• **Task instructions**
Leave the pictures out, and retype all of the material exactly as written.

• **Given material**

——

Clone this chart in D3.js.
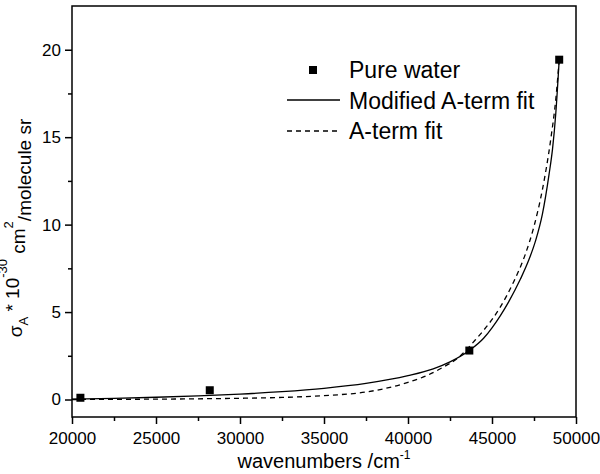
<!DOCTYPE html>
<html>
<head>
<meta charset="utf-8">
<script src="https://cdn.jsdelivr.net/npm/d3@7"></script>
<style>
  body { margin: 0; background: #fff; }
  svg text { font-family: Arial, "Liberation Sans", sans-serif; fill: #000; }
</style>
</head>
<body>
<svg id="chart" width="600" height="474"></svg>
<script>
// measured data (pure water)
var pointX = [20500, 28200, 43650, 49000];
var pointY = [0.1, 0.53, 2.8, 19.43];

// modified A-term fit
var modX = [20000, 22500, 25000, 27500, 30000, 32500, 35000, 37500, 40000, 41500, 42500,
            43650, 44500, 45000, 45500, 46000, 46700, 47200, 47600, 48000, 48400, 48600, 48800, 49000];
var modY = [0.02, 0.07, 0.13, 0.21, 0.31, 0.45, 0.64, 0.92, 1.36, 1.75, 2.15,
            2.8, 3.5, 4.1, 4.8, 5.6, 6.9, 8.0, 9.1, 10.6, 12.9, 14.3, 16.4, 19.43];

// A-term fit
var atX = [20000, 22500, 25000, 27500, 30000, 32500, 35000, 37500, 38500, 40000, 41000, 42000,
           43000, 44000, 44500, 45500, 46300, 47000, 47500, 48000, 48500, 48800, 49000];
var atY = [0.0, 0.01, 0.02, 0.04, 0.07, 0.12, 0.22, 0.43, 0.6, 0.98, 1.32, 1.8,
           2.4, 3.4, 3.95, 5.3, 6.75, 8.35, 9.9, 12.0, 14.9, 17.2, 19.43];

var xTicks = [20000, 25000, 30000, 35000, 40000, 45000, 50000];
var xMinor = [22500, 27500, 32500, 37500, 42500, 47500];
var yTicks = [0, 5, 10, 15, 20];
var yMinor = [2.5, 7.5, 12.5, 17.5];

var legendItems = ["Pure water", "Modified A-term fit", "A-term fit"];

var plotL = 72, plotR = 576, plotT = 6, plotB = 417;

var svg = d3.select("#chart");

var x = d3.scaleLinear().domain([20000, 50000]).range([plotL, plotR]);
var y = d3.scaleLinear().domain([-1, 22.5]).range([plotB, plotT]);

// axes
var xAxis = d3.axisBottom(x).tickValues(xTicks).tickSize(7).tickPadding(4).tickFormat(d3.format("d"));
var yAxis = d3.axisLeft(y).tickValues(yTicks).tickSize(7).tickPadding(4).tickFormat(d3.format("d"));

var gx = svg.append("g").attr("transform", "translate(0," + plotB + ")").call(xAxis);
var gy = svg.append("g").attr("transform", "translate(" + plotL + ",0)").call(yAxis);

svg.append("g").attr("transform", "translate(0," + plotB + ")")
  .call(d3.axisBottom(x).tickValues(xMinor).tickSize(4).tickFormat(""));
svg.append("g").attr("transform", "translate(" + plotL + ",0)")
  .call(d3.axisLeft(y).tickValues(yMinor).tickSize(4).tickFormat(""));

svg.selectAll(".tick line").attr("stroke", "#000").attr("stroke-width", 1.5);
svg.selectAll(".domain").remove();
gx.selectAll("text").attr("font-size", 17).attr("dy", "0.95em");
gy.selectAll("text").attr("font-size", 17);

// frame
svg.append("rect")
  .attr("x", plotL).attr("y", plotT)
  .attr("width", plotR - plotL).attr("height", plotB - plotT)
  .attr("fill", "none").attr("stroke", "#000").attr("stroke-width", 1.5);

// fits
var line = d3.line()
  .x(function(d) { return x(d[0]); })
  .y(function(d) { return y(d[1]); })
  .curve(d3.curveMonotoneX);

svg.append("path")
  .datum(d3.zip(modX, modY))
  .attr("d", line)
  .attr("fill", "none").attr("stroke", "#000").attr("stroke-width", 1.3);

svg.append("path")
  .datum(d3.zip(atX, atY))
  .attr("d", line)
  .attr("fill", "none").attr("stroke", "#000").attr("stroke-width", 1.3)
  .attr("stroke-dasharray", "5,4");

// points
svg.selectAll("rect.pt")
  .data(d3.zip(pointX, pointY))
  .enter().append("rect")
  .attr("class", "pt")
  .attr("x", function(d) { return x(d[0]) - 4; })
  .attr("y", function(d) { return y(d[1]) - 4; })
  .attr("width", 8).attr("height", 8)
  .attr("fill", "#000");

// legend
var lg = svg.append("g").attr("transform", "translate(287,70)");
lg.append("rect").attr("x", 22).attr("y", -4).attr("width", 8).attr("height", 8).attr("fill", "#000");
lg.append("line").attr("x1", 0).attr("x2", 53).attr("y1", 30).attr("y2", 30)
  .attr("stroke", "#000").attr("stroke-width", 1.3);
lg.append("line").attr("x1", 0).attr("x2", 53).attr("y1", 61).attr("y2", 61)
  .attr("stroke", "#000").attr("stroke-width", 1.3).attr("stroke-dasharray", "5,4");
lg.selectAll("text.lg")
  .data(legendItems)
  .enter().append("text")
  .attr("class", "lg")
  .attr("x", 62)
  .attr("y", function(d, i) { return i * 30.5 + 8; })
  .attr("font-size", 23)
  .text(function(d) { return d; });

// x title
var xt = svg.append("text")
  .attr("x", (plotL + plotR) / 2).attr("y", 468)
  .attr("text-anchor", "middle").attr("font-size", 20);
xt.append("tspan").text("wavenumbers /cm");
xt.append("tspan").attr("font-size", 12).attr("dy", "-0.75em").text("-1");

// y title
var yt = svg.append("text")
  .attr("transform", "translate(22,228) rotate(-90)")
  .attr("text-anchor", "middle").attr("font-size", 19);
yt.append("tspan").text("\u03c3");
yt.append("tspan").attr("font-size", 13).attr("dy", "0.45em").text("A");
yt.append("tspan").attr("dy", "-0.45em").text(" * 10");
yt.append("tspan").attr("font-size", 13).attr("dy", "-0.95em").text("-30");
yt.append("tspan").attr("dy", "0.95em").text(" cm");
yt.append("tspan").attr("font-size", 13).attr("dy", "-0.95em").text("2");
yt.append("tspan").attr("dy", "0.95em").text("/molecule sr");
</script>
</body>
</html>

——

• **Task response**
Clone this chart in D3.js.
<!DOCTYPE html>
<html>
<head>
<meta charset="utf-8">
<script src="https://cdn.jsdelivr.net/npm/d3@7"></script>
<style>
  body { margin: 0; background: #fff; }
  svg text { font-family: Arial, "Liberation Sans", sans-serif; fill: #000; }
</style>
</head>
<body>
<svg id="chart" width="600" height="474"></svg>
<script>
// measured data (pure water)
var pointX = [20500, 28200, 43650, 49000];
var pointY = [0.1, 0.53, 2.8, 19.43];

// modified A-term fit
var modX = [20000, 22500, 25000, 27500, 30000, 32500, 35000, 37500, 40000, 41500, 42500,
            43650, 44500, 45000, 45500, 46000, 46700, 47200, 47600, 48000, 48400, 48600, 48800, 49000];
var modY = [0.02, 0.07, 0.13, 0.21, 0.31, 0.45, 0.64, 0.92, 1.36, 1.75, 2.15,
            2.8, 3.5, 4.1, 4.8, 5.6, 6.9, 8.0, 9.1, 10.6, 12.9, 14.3, 16.4, 19.43];

// A-term fit
var atX = [20000, 22500, 25000, 27500, 30000, 32500, 35000, 37500, 38500, 40000, 41000, 42000,
           43000, 44000, 44500, 45500, 46300, 47000, 47500, 48000, 48500, 48800, 49000];
var atY = [0.0, 0.01, 0.02, 0.04, 0.07, 0.12, 0.22, 0.43, 0.6, 0.98, 1.32, 1.8,
           2.4, 3.4, 3.95, 5.3, 6.75, 8.35, 9.9, 12.0, 14.9, 17.2, 19.43];

var xTicks = [20000, 25000, 30000, 35000, 40000, 45000, 50000];
var xMinor = [22500, 27500, 32500, 37500, 42500, 47500];
var yTicks = [0, 5, 10, 15, 20];
var yMinor = [2.5, 7.5, 12.5, 17.5];

var legendItems = ["Pure water", "Modified A-term fit", "A-term fit"];

var plotL = 72, plotR = 576, plotT = 6, plotB = 417;

var svg = d3.select("#chart");

var x = d3.scaleLinear().domain([20000, 50000]).range([plotL, plotR]);
var y = d3.scaleLinear().domain([-1, 22.5]).range([plotB, plotT]);

// axes
var xAxis = d3.axisBottom(x).tickValues(xTicks).tickSize(7).tickPadding(4).tickFormat(d3.format("d"));
var yAxis = d3.axisLeft(y).tickValues(yTicks).tickSize(7).tickPadding(4).tickFormat(d3.format("d"));

var gx = svg.append("g").attr("transform", "translate(0," + plotB + ")").call(xAxis);
var gy = svg.append("g").attr("transform", "translate(" + plotL + ",0)").call(yAxis);

svg.append("g").attr("transform", "translate(0," + plotB + ")")
  .call(d3.axisBottom(x).tickValues(xMinor).tickSize(4).tickFormat(""));
svg.append("g").attr("transform", "translate(" + plotL + ",0)")
  .call(d3.axisLeft(y).tickValues(yMinor).tickSize(4).tickFormat(""));

svg.selectAll(".tick line").attr("stroke", "#000").attr("stroke-width", 1.5);
svg.selectAll(".domain").remove();
gx.selectAll("text").attr("font-size", 17).attr("dy", "0.95em");
gy.selectAll("text").attr("font-size", 17);

// frame
svg.append("rect")
  .attr("x", plotL).attr("y", plotT)
  .attr("width", plotR - plotL).attr("height", plotB - plotT)
  .attr("fill", "none").attr("stroke", "#000").attr("stroke-width", 1.5);

// fits
var line = d3.line()
  .x(function(d) { return x(d[0]); })
  .y(function(d) { return y(d[1]); })
  .curve(d3.curveMonotoneX);

svg.append("path")
  .datum(d3.zip(modX, modY))
  .attr("d", line)
  .attr("fill", "none").attr("stroke", "#000").attr("stroke-width", 1.3);

svg.append("path")
  .datum(d3.zip(atX, atY))
  .attr("d", line)
  .attr("fill", "none").attr("stroke", "#000").attr("stroke-width", 1.3)
  .attr("stroke-dasharray", "5,4");

// points
svg.selectAll("rect.pt")
  .data(d3.zip(pointX, pointY))
  .enter().append("rect")
  .attr("class", "pt")
  .attr("x", function(d) { return x(d[0]) - 4; })
  .attr("y", function(d) { return y(d[1]) - 4; })
  .attr("width", 8).attr("height", 8)
  .attr("fill", "#000");

// legend
var lg = svg.append("g").attr("transform", "translate(287,70)");
lg.append("rect").attr("x", 22).attr("y", -4).attr("width", 8).attr("height", 8).attr("fill", "#000");
lg.append("line").attr("x1", 0).attr("x2", 53).attr("y1", 30).attr("y2", 30)
  .attr("stroke", "#000").attr("stroke-width", 1.3);
lg.append("line").attr("x1", 0).attr("x2", 53).attr("y1", 61).attr("y2", 61)
  .attr("stroke", "#000").attr("stroke-width", 1.3).attr("stroke-dasharray", "5,4");
lg.selectAll("text.lg")
  .data(legendItems)
  .enter().append("text")
  .attr("class", "lg")
  .attr("x", 62)
  .attr("y", function(d, i) { return i * 30.5 + 8; })
  .attr("font-size", 23)
  .text(function(d) { return d; });

// x title
var xt = svg.append("text")
  .attr("x", (plotL + plotR) / 2).attr("y", 468)
  .attr("text-anchor", "middle").attr("font-size", 20);
xt.append("tspan").text("wavenumbers /cm");
xt.append("tspan").attr("font-size", 12).attr("dy", "-0.75em").text("-1");

// y title
var yt = svg.append("text")
  .attr("transform", "translate(22,228) rotate(-90)")
  .attr("text-anchor", "middle").attr("font-size", 19);
yt.append("tspan").text("\u03c3");
yt.append("tspan").attr("font-size", 13).attr("dy", "0.45em").text("A");
yt.append("tspan").attr("dy", "-0.45em").text(" * 10");
yt.append("tspan").attr("font-size", 13).attr("dy", "-0.95em").text("-30");
yt.append("tspan").attr("dy", "0.95em").text(" cm");
yt.append("tspan").attr("font-size", 13).attr("dy", "-0.95em").text("2");
yt.append("tspan").attr("dy", "0.95em").text("/molecule sr");
</script>
</body>
</html>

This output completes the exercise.